(Yicai Global) Jan. 21 -- Chinese authorities' confirmation that new coronavirus cases that started in Wuhan, a city in south-central China, have sprung up in other cities and that the virus can be passed from person to person gave quite a boost this morning to the share prices of four Chinese genetic testing firms that have developed detection kits for the virus, though all said their products are only to identify, not treat the virus, now designated 2019-nCoV.
Da An Gene [SHE:002030] shares hit limit up at today's opening, reporting 10 percent up at CNY12.31 (USD1.80) in a reprise of yesterday's showing when they also hit the price ceiling. The company announced that it had developed two test kits when replying to investors' questions on the Shenzhen Stock Exchange's interactive platform yesterday, when its share price also hit limit up. Several other stocks have also surged 20 percent since yesterday, such as Shandong Lukang Pharmaceutical [SHA:600789] and Xiangxue Pharmaceutical [SHE:300147], in addition to Da An Gene.
In all, more than 20 medical firms rose 10 percent to stop trading, per exchange rules.
Guangzhou Wondfo Biotech's shares [SHE:300482] closed up 7.15 percent at CNY62.80 (USD9.15) today. The company announced yesterday that it had successfully developed a detection card for the new coronavirus. Its stock price also rose sharply that same day.
Jiangsu Bioperfectus Technologies [SHA:688399] bobbed up 18.7 percent at CNY93.3 today. Its fluctuation range is 20 percent, since the firm listed on the Shanghai STAR Market. The company developed a nucleic acid detection kit for Wuhan's new coronavirus and the product's sales will depend on the prevention and control of the epidemic, it announced on Jan. 14. The firm's shares have risen by an aggregate 47.9 percent in the week since then.
BGI Genomics [SHE:300676] notched up 3.34 percent at CNY79.16 today. The company also came up with a new coronavirus detection kit on Jan.14 and its shares have jumped about 16.2 percent overall in the wake of its announcement to that effect.
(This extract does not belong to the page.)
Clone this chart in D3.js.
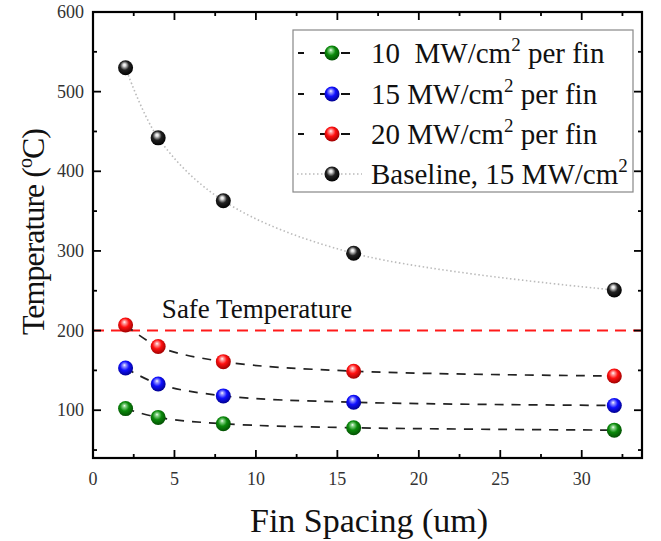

Medical institutions in Wuhan have been receiving cases of pneumonia of an unknown type since December. Preliminary pathogenic investigations show that a new type of coronavirus may be the cause of the infection. Those afflicted by the new bug were initially limited to Wuhan, a transit hub home to 11 million residents, but many provinces and cities in China have detected infected people in recent days coming from the city, which confirmed 136 new cases on Jan. 19. Four deaths have been reported thus far. Suspected cases have also popped up in Australia, Japan, South Korea, Singapore and Thailand.
The new type of coronavirus-infected pneumonia, which is transmitted human-to-human, has already infected 14 medical workers in Wuhan, Zhong Nanshan, head of the high-level expert group of China's National Health Commission, told state broadcaster CCTV yesterday.
China had reported 219 cases, including 198 in Wuhan, five in Beijing, 14 in Guangdong and two in Shanghai as of 7.30 a.m., according to the latest NHC data.
China's Spring Festival -- the world's largest annual human migration -- is just around the corner, and hundreds of millions of Chinese will travel during it to be with family, both domestically and internationally.
This new epidemic is reminiscent of the severe acute respiratory syndrome epidemic that raged between November 2002 and July 2003, when an outbreak of SARS in South China produced an eventual 8,098 cases, resulting in 774 deaths in 37 countries. Most instances occurred in China and Hong Kong. Both SARS and the new Wuhan flu emerged in live animal markets in South China in the runup to the lunar new year holiday and spread rapidly, borne by festival travelers.
Some 15.7 million Chinese forayed abroad in 2002, according to the Routledge Handbook of Tourism Research. That figure is set to rise to 200 million this year, information and consulting platform ChinaGoAbroad projects, so the World Health Organization's decision to call an emergency meeting tomorrow in Geneva to discuss the epidemic should come as no great surprise.
Coronaviruses are common viruses that cause infections of the nose, sinuses or throat. Most are not dangerous, but some are fatal. The name corona ('crown') describes their circular structure with its radiating filaments. A novel coronavirus is a new strain not previously seen in humans.